▽

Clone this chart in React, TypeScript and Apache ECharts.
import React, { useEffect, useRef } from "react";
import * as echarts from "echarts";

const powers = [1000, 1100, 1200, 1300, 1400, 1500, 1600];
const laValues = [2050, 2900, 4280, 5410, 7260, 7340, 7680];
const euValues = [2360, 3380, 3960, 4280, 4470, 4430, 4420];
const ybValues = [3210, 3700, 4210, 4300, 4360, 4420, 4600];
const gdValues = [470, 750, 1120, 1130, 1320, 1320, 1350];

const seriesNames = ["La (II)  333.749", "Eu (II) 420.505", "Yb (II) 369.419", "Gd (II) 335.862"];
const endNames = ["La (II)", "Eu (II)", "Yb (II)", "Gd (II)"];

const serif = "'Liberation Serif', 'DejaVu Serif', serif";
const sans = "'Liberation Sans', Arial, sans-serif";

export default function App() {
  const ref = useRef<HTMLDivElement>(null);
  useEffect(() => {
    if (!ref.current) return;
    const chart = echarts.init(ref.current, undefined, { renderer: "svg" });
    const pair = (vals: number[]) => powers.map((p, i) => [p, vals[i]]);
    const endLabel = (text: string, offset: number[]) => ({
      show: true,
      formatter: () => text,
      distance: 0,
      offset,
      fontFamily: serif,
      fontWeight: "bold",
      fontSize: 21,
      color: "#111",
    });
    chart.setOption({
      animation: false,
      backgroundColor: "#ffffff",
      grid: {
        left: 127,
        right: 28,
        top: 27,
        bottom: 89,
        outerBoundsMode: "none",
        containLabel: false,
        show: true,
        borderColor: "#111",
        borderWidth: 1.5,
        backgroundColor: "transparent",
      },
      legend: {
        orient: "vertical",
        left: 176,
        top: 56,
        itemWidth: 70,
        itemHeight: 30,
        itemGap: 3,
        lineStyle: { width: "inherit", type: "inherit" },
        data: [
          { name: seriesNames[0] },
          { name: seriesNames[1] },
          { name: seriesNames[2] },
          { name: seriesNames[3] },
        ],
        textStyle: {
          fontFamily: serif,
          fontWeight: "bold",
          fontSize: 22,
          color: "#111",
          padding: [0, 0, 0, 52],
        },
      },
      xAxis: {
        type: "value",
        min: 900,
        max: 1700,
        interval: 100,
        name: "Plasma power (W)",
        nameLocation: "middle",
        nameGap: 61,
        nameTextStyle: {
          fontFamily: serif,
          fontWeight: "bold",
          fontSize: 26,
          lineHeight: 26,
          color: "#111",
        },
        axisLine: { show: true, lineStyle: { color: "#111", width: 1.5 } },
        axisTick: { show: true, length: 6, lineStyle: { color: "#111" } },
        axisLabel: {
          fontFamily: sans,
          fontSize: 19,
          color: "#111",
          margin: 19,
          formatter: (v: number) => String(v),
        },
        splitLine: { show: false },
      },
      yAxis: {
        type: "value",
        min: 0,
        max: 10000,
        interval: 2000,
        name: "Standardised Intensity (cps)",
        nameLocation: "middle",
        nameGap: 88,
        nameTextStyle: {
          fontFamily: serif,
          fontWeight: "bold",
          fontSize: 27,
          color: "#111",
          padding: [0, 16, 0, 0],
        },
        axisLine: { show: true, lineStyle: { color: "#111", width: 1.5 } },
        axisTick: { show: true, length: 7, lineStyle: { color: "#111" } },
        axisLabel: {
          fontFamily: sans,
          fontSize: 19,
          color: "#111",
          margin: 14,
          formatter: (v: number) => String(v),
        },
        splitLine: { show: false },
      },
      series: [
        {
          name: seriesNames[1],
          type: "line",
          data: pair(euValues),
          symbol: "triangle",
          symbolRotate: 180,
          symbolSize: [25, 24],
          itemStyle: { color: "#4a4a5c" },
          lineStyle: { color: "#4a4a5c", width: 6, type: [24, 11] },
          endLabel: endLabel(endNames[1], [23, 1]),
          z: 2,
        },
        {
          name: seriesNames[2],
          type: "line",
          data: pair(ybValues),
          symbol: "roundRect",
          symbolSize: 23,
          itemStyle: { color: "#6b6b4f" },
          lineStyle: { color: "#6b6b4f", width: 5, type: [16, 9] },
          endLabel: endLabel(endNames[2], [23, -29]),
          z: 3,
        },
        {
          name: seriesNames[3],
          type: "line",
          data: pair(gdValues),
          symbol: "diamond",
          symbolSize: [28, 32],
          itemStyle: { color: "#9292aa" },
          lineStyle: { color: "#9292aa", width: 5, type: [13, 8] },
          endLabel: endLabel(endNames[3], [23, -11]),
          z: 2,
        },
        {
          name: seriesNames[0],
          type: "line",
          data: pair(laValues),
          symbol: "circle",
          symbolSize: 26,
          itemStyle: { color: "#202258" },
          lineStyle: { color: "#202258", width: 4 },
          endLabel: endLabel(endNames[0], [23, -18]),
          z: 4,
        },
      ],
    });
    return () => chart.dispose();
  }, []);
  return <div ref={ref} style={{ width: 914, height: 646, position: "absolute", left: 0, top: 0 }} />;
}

△

GIVEN PROBLEM:
Output the data above exactly, please, line for line.

ANSWER FOR THIS EXERCISE:
Clone this chart in React, TypeScript and Apache ECharts.
import React, { useEffect, useRef } from "react";
import * as echarts from "echarts";

const powers = [1000, 1100, 1200, 1300, 1400, 1500, 1600];
const laValues = [2050, 2900, 4280, 5410, 7260, 7340, 7680];
const euValues = [2360, 3380, 3960, 4280, 4470, 4430, 4420];
const ybValues = [3210, 3700, 4210, 4300, 4360, 4420, 4600];
const gdValues = [470, 750, 1120, 1130, 1320, 1320, 1350];

const seriesNames = ["La (II)  333.749", "Eu (II) 420.505", "Yb (II) 369.419", "Gd (II) 335.862"];
const endNames = ["La (II)", "Eu (II)", "Yb (II)", "Gd (II)"];

const serif = "'Liberation Serif', 'DejaVu Serif', serif";
const sans = "'Liberation Sans', Arial, sans-serif";

export default function App() {
  const ref = useRef<HTMLDivElement>(null);
  useEffect(() => {
    if (!ref.current) return;
    const chart = echarts.init(ref.current, undefined, { renderer: "svg" });
    const pair = (vals: number[]) => powers.map((p, i) => [p, vals[i]]);
    const endLabel = (text: string, offset: number[]) => ({
      show: true,
      formatter: () => text,
      distance: 0,
      offset,
      fontFamily: serif,
      fontWeight: "bold",
      fontSize: 21,
      color: "#111",
    });
    chart.setOption({
      animation: false,
      backgroundColor: "#ffffff",
      grid: {
        left: 127,
        right: 28,
        top: 27,
        bottom: 89,
        outerBoundsMode: "none",
        containLabel: false,
        show: true,
        borderColor: "#111",
        borderWidth: 1.5,
        backgroundColor: "transparent",
      },
      legend: {
        orient: "vertical",
        left: 176,
        top: 56,
        itemWidth: 70,
        itemHeight: 30,
        itemGap: 3,
        lineStyle: { width: "inherit", type: "inherit" },
        data: [
          { name: seriesNames[0] },
          { name: seriesNames[1] },
          { name: seriesNames[2] },
          { name: seriesNames[3] },
        ],
        textStyle: {
          fontFamily: serif,
          fontWeight: "bold",
          fontSize: 22,
          color: "#111",
          padding: [0, 0, 0, 52],
        },
      },
      xAxis: {
        type: "value",
        min: 900,
        max: 1700,
        interval: 100,
        name: "Plasma power (W)",
        nameLocation: "middle",
        nameGap: 61,
        nameTextStyle: {
          fontFamily: serif,
          fontWeight: "bold",
          fontSize: 26,
          lineHeight: 26,
          color: "#111",
        },
        axisLine: { show: true, lineStyle: { color: "#111", width: 1.5 } },
        axisTick: { show: true, length: 6, lineStyle: { color: "#111" } },
        axisLabel: {
          fontFamily: sans,
          fontSize: 19,
          color: "#111",
          margin: 19,
          formatter: (v: number) => String(v),
        },
        splitLine: { show: false },
      },
      yAxis: {
        type: "value",
        min: 0,
        max: 10000,
        interval: 2000,
        name: "Standardised Intensity (cps)",
        nameLocation: "middle",
        nameGap: 88,
        nameTextStyle: {
          fontFamily: serif,
          fontWeight: "bold",
          fontSize: 27,
          color: "#111",
          padding: [0, 16, 0, 0],
        },
        axisLine: { show: true, lineStyle: { color: "#111", width: 1.5 } },
        axisTick: { show: true, length: 7, lineStyle: { color: "#111" } },
        axisLabel: {
          fontFamily: sans,
          fontSize: 19,
          color: "#111",
          margin: 14,
          formatter: (v: number) => String(v),
        },
        splitLine: { show: false },
      },
      series: [
        {
          name: seriesNames[1],
          type: "line",
          data: pair(euValues),
          symbol: "triangle",
          symbolRotate: 180,
          symbolSize: [25, 24],
          itemStyle: { color: "#4a4a5c" },
          lineStyle: { color: "#4a4a5c", width: 6, type: [24, 11] },
          endLabel: endLabel(endNames[1], [23, 1]),
          z: 2,
        },
        {
          name: seriesNames[2],
          type: "line",
          data: pair(ybValues),
          symbol: "roundRect",
          symbolSize: 23,
          itemStyle: { color: "#6b6b4f" },
          lineStyle: { color: "#6b6b4f", width: 5, type: [16, 9] },
          endLabel: endLabel(endNames[2], [23, -29]),
          z: 3,
        },
        {
          name: seriesNames[3],
          type: "line",
          data: pair(gdValues),
          symbol: "diamond",
          symbolSize: [28, 32],
          itemStyle: { color: "#9292aa" },
          lineStyle: { color: "#9292aa", width: 5, type: [13, 8] },
          endLabel: endLabel(endNames[3], [23, -11]),
          z: 2,
        },
        {
          name: seriesNames[0],
          type: "line",
          data: pair(laValues),
          symbol: "circle",
          symbolSize: 26,
          itemStyle: { color: "#202258" },
          lineStyle: { color: "#202258", width: 4 },
          endLabel: endLabel(endNames[0], [23, -18]),
          z: 4,
        },
      ],
    });
    return () => chart.dispose();
  }, []);
  return <div ref={ref} style={{ width: 914, height: 646, position: "absolute", left: 0, top: 0 }} />;
}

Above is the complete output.